Direction: From the entries provided below, copy each line that contains the word "Output".

━━━ Source material ━━━

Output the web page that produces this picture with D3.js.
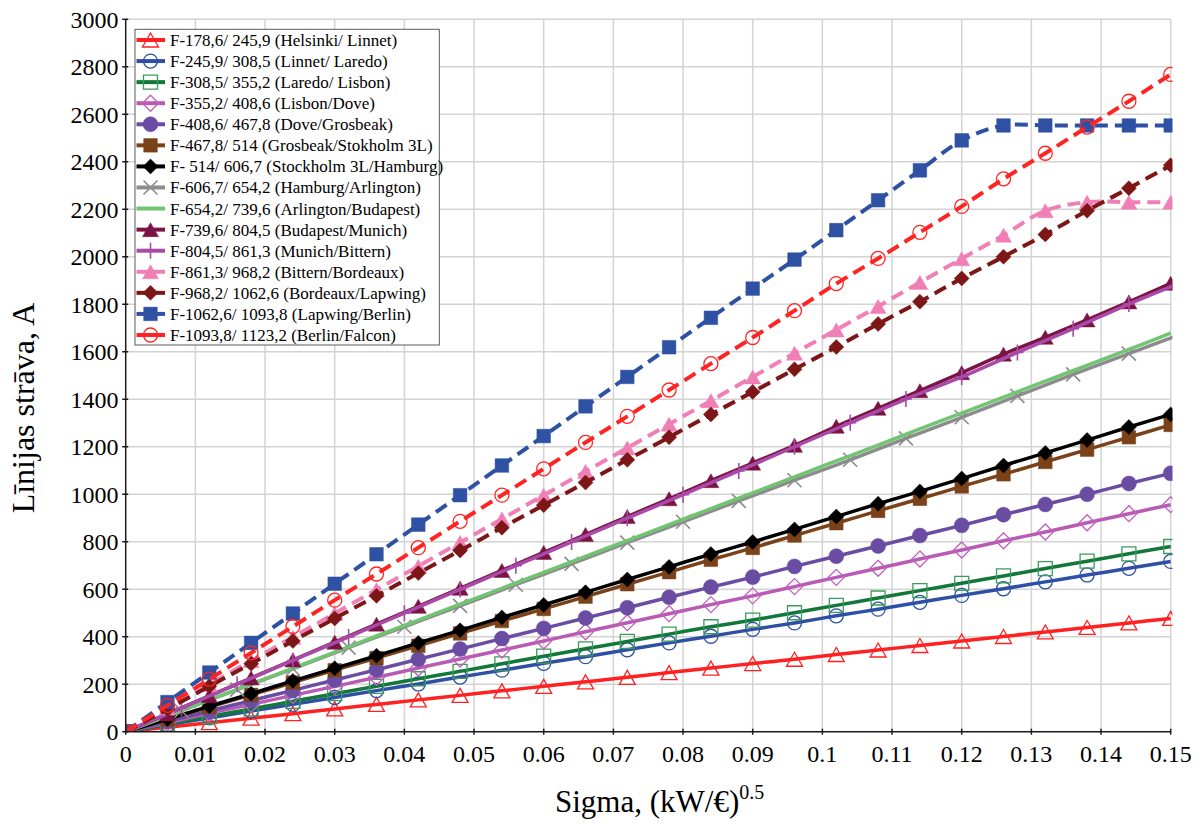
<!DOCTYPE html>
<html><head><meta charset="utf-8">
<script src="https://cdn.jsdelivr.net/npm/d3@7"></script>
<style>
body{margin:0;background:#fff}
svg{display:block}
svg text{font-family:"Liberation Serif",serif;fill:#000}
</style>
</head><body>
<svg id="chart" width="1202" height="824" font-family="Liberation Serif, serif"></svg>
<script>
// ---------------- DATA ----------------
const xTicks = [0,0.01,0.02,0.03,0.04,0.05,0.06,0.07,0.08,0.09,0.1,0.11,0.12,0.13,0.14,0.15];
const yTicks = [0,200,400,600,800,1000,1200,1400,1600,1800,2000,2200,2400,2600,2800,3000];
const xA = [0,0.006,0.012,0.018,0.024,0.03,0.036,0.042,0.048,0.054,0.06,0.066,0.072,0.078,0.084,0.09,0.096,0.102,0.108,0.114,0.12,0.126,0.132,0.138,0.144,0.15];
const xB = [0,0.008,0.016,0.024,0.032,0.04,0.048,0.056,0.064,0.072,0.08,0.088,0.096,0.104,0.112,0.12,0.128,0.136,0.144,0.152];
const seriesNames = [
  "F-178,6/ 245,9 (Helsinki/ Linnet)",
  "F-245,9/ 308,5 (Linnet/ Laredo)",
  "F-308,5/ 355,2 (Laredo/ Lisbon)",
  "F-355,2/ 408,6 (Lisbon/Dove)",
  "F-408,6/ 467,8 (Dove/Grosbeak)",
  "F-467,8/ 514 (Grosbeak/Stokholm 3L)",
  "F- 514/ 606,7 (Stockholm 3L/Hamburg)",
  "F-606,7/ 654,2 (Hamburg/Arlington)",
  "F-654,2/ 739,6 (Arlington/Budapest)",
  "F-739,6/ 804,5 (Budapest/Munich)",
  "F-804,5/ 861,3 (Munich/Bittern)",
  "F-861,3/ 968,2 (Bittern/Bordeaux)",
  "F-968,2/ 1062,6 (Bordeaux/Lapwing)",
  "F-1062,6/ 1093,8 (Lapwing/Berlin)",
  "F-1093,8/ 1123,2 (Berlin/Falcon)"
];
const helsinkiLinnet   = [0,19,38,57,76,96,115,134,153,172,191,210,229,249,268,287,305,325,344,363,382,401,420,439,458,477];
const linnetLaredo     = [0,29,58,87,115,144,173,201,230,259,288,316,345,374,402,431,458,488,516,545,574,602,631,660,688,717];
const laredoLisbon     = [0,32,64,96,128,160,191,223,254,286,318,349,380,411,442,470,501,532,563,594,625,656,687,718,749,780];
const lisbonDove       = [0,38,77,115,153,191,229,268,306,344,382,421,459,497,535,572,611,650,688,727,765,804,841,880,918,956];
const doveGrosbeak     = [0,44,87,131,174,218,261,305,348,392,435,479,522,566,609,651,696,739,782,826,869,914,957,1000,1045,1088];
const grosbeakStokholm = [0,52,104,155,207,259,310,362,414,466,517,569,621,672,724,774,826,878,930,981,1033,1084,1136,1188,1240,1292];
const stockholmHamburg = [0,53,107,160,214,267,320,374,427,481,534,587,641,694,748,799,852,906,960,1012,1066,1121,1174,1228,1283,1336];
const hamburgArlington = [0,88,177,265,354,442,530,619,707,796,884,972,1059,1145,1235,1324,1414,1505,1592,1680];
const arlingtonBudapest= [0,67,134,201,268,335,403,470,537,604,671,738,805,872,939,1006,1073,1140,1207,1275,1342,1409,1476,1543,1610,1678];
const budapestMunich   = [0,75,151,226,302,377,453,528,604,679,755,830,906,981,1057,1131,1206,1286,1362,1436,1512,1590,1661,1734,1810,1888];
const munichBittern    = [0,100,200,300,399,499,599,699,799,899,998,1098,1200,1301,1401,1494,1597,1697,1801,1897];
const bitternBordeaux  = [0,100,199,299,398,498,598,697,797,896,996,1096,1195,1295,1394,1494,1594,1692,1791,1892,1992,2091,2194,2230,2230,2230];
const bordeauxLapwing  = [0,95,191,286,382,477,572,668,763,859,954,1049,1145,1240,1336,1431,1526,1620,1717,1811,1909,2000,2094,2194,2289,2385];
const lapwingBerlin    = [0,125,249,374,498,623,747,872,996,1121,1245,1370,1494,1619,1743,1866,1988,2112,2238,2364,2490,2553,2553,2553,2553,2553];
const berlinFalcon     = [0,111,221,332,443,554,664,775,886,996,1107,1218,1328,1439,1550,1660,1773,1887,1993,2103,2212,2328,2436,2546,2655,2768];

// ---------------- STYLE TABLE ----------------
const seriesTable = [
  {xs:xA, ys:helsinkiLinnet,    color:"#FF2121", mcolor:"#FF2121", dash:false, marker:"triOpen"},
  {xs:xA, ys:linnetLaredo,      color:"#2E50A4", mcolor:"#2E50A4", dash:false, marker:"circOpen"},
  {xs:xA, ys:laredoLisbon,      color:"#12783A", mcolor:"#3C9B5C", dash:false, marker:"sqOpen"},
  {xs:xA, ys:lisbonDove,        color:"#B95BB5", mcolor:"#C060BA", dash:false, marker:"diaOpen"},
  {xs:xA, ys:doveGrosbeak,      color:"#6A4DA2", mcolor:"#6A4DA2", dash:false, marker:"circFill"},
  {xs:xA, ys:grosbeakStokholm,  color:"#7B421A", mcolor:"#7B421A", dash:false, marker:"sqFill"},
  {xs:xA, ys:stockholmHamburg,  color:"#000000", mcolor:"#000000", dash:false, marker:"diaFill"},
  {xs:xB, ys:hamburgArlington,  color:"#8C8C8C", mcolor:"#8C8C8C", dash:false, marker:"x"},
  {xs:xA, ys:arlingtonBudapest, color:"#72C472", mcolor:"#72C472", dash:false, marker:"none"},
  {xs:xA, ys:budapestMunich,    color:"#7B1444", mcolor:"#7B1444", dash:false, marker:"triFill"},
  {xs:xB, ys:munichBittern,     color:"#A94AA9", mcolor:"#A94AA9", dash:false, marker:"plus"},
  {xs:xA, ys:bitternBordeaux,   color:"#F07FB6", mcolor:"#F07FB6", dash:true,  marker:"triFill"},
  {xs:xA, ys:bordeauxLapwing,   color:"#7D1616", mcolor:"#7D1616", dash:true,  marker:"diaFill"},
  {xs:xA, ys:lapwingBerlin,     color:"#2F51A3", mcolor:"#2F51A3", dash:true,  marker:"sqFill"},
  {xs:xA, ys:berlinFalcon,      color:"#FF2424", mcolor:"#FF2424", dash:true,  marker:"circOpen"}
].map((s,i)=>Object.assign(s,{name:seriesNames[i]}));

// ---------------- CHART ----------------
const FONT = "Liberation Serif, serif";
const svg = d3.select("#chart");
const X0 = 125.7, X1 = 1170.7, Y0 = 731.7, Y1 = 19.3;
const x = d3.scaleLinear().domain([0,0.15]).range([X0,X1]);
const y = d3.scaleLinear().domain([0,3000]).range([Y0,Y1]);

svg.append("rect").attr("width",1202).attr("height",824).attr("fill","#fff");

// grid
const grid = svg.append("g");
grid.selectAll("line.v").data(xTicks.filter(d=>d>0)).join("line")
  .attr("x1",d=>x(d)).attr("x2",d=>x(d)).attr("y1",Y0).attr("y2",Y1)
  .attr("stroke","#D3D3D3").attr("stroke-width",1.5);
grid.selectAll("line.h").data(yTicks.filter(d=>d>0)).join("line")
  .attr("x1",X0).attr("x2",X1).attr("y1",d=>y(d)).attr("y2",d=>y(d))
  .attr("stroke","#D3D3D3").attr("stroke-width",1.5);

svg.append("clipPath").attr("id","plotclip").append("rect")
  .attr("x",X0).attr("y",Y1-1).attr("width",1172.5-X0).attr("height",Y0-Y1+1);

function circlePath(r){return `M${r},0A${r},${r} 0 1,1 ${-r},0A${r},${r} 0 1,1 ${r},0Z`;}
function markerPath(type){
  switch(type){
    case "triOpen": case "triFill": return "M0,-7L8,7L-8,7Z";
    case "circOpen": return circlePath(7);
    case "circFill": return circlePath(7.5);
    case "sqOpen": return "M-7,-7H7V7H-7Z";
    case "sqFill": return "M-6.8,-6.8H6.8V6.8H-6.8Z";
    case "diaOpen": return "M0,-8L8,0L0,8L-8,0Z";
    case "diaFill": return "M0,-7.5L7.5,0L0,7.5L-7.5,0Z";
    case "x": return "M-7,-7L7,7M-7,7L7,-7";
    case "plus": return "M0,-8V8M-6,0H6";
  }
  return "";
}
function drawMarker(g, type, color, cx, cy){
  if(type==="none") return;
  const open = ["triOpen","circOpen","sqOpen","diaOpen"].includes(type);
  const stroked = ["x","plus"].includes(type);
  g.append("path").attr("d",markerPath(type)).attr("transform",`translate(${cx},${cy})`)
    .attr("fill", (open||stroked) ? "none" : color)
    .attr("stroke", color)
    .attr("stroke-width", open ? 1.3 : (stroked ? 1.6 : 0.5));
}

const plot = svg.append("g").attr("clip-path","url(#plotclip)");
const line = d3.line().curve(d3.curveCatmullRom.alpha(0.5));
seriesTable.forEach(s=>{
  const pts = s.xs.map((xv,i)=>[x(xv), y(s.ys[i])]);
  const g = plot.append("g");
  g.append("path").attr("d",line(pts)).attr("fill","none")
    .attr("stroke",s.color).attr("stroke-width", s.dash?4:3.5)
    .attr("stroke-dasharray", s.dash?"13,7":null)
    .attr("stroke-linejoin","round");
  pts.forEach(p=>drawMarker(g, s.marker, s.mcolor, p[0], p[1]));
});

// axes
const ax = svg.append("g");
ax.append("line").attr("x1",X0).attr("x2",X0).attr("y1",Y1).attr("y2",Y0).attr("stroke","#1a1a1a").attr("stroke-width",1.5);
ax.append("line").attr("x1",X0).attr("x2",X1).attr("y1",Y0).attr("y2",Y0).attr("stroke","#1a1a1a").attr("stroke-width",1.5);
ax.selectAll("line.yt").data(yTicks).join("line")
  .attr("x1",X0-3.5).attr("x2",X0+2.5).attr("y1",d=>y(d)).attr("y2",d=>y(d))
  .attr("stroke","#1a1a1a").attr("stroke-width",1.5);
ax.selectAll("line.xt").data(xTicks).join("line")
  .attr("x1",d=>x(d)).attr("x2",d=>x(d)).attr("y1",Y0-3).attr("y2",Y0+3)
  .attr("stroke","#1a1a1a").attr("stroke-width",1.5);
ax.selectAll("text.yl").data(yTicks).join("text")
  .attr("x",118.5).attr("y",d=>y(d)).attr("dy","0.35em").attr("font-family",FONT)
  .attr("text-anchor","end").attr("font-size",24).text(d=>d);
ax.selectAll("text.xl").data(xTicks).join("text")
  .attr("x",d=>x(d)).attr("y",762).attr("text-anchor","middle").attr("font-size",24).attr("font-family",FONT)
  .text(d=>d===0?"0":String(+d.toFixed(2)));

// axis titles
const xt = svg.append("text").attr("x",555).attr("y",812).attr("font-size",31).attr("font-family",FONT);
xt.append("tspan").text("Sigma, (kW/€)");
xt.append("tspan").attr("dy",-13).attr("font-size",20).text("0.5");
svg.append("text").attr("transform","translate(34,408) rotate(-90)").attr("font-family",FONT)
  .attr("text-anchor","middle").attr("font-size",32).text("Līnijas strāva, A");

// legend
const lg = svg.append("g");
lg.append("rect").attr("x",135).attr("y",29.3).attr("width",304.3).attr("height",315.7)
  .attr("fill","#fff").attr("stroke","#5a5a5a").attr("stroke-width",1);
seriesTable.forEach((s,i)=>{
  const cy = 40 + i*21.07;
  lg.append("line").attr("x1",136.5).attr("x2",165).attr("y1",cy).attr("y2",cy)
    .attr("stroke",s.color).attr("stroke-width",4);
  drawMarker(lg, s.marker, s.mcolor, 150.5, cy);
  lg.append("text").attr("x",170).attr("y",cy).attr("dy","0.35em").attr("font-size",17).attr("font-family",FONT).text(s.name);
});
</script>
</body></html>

━━━
━━━ Source material ━━━

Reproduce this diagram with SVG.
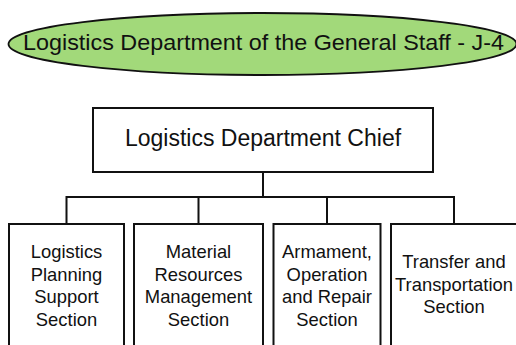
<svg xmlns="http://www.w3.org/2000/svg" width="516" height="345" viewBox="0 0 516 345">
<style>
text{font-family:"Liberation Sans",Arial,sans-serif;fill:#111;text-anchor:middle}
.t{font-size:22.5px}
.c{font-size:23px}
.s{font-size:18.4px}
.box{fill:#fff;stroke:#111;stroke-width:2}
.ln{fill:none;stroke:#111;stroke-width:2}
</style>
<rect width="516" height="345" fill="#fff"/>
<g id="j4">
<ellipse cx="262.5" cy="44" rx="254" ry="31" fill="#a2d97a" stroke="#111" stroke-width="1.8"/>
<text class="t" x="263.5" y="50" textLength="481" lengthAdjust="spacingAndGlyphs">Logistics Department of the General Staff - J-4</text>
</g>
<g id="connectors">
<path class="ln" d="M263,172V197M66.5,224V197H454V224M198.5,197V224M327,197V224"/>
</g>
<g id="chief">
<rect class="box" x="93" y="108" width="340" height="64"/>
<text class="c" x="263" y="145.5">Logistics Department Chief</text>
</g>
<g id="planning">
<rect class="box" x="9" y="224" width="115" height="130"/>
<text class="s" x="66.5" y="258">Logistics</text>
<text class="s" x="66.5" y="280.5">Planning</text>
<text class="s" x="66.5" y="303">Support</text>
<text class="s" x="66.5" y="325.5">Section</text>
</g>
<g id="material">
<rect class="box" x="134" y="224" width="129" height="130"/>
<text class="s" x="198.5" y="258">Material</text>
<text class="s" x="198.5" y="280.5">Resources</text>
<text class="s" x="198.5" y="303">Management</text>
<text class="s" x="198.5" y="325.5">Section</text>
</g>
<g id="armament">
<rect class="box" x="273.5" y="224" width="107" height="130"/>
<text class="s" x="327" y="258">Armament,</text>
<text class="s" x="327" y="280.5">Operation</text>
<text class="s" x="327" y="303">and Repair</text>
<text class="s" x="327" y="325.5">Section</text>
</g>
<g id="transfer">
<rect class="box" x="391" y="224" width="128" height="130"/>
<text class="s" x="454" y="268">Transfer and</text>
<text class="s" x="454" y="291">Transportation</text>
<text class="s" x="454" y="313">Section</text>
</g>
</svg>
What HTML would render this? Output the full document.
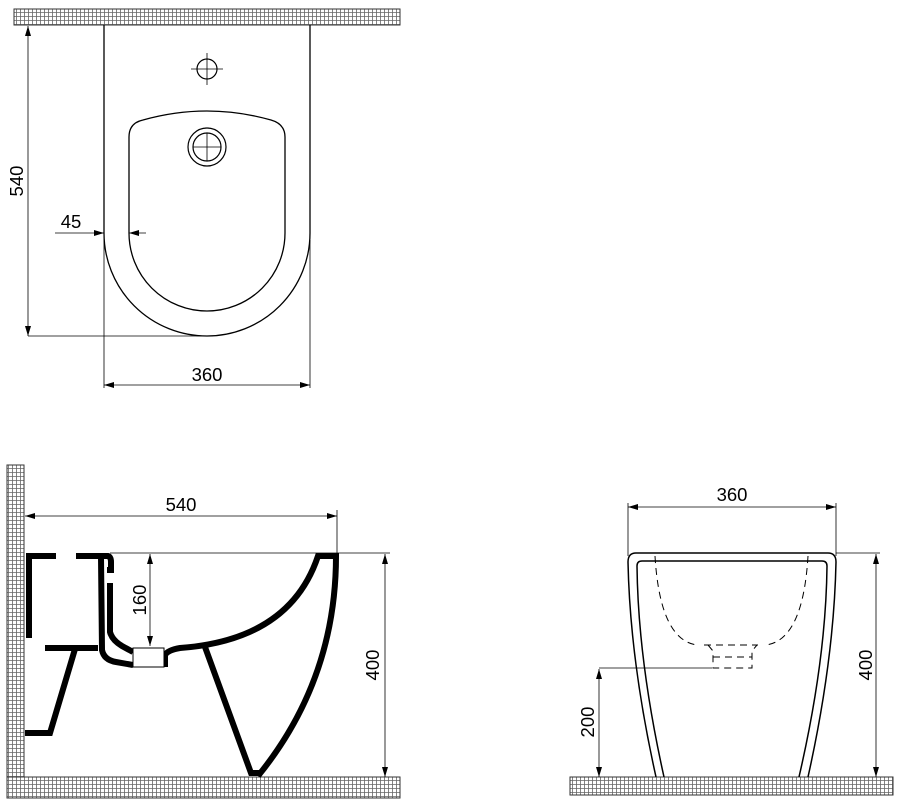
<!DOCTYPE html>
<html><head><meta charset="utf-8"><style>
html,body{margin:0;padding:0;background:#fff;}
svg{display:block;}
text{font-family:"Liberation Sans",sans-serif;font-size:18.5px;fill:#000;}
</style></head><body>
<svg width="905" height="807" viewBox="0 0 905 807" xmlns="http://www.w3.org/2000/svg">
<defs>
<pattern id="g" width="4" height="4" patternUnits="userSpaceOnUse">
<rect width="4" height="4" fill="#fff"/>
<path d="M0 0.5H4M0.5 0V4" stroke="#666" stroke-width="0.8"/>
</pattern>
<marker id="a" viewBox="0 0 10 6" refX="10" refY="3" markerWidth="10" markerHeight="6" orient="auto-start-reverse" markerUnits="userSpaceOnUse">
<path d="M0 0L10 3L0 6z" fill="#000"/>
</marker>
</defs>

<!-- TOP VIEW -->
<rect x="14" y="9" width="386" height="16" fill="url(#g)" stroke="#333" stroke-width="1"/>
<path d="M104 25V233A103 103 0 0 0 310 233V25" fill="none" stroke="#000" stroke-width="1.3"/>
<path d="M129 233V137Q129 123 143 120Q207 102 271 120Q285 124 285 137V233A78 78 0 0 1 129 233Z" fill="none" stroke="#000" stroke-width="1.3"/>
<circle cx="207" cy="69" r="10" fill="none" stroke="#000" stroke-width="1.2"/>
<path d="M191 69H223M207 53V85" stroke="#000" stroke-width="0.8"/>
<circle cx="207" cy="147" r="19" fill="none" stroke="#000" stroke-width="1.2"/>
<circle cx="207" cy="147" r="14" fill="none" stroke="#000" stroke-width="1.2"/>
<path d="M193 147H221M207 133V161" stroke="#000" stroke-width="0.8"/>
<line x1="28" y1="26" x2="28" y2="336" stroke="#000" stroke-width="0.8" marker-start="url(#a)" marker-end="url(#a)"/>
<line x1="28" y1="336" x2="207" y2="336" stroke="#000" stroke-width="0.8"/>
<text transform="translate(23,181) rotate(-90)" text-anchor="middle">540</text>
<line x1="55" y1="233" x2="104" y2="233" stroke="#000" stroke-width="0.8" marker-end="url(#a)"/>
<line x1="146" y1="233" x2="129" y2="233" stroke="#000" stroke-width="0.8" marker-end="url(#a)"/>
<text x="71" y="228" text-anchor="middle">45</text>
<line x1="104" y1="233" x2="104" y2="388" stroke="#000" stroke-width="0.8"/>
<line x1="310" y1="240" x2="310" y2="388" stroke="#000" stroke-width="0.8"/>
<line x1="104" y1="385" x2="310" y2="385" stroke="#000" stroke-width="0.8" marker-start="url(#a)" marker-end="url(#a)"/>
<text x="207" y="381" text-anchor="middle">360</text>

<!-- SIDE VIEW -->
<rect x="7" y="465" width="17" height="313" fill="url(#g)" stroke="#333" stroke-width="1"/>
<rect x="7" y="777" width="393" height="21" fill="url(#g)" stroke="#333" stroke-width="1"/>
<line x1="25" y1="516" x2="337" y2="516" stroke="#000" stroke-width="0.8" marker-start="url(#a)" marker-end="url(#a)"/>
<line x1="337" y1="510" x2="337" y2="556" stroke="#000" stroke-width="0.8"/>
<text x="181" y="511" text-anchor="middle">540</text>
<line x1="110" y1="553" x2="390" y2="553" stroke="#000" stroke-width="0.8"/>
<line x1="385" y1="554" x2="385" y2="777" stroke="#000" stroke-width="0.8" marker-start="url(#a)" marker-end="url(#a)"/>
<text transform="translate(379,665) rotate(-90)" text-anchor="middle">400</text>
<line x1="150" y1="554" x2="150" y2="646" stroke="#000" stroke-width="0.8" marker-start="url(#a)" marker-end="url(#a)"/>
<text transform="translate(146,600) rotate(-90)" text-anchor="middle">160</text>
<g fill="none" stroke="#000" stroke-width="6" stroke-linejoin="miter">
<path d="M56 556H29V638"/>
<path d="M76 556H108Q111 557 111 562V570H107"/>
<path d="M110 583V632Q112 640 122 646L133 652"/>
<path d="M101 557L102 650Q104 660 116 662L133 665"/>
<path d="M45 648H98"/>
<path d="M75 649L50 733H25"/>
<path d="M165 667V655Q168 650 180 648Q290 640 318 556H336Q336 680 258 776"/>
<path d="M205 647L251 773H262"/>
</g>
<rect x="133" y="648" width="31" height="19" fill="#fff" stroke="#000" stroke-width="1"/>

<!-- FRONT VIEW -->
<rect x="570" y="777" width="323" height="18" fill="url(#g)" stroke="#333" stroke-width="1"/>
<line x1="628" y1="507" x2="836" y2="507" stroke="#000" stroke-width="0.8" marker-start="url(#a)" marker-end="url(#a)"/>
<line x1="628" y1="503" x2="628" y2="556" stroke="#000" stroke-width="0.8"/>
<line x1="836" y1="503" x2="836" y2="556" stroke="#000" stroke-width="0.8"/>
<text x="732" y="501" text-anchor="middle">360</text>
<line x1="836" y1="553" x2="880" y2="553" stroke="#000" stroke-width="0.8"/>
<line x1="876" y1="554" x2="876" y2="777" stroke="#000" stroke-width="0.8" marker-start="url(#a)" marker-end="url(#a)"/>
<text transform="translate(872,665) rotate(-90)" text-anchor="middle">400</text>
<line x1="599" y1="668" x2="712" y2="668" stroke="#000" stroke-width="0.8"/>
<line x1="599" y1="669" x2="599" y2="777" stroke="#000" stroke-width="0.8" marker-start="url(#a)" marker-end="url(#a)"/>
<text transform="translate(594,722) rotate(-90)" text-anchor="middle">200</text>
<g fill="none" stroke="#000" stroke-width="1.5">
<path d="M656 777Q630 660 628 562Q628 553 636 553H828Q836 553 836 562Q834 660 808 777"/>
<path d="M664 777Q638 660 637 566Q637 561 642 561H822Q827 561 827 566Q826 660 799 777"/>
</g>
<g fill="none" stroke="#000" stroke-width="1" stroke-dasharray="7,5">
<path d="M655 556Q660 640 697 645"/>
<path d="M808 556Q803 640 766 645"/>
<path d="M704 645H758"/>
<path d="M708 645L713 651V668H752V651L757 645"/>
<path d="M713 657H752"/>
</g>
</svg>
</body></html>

━━━

Written answer:
Output the web page that produces this picture with D3.js.
What HTML would render this? Output the full document.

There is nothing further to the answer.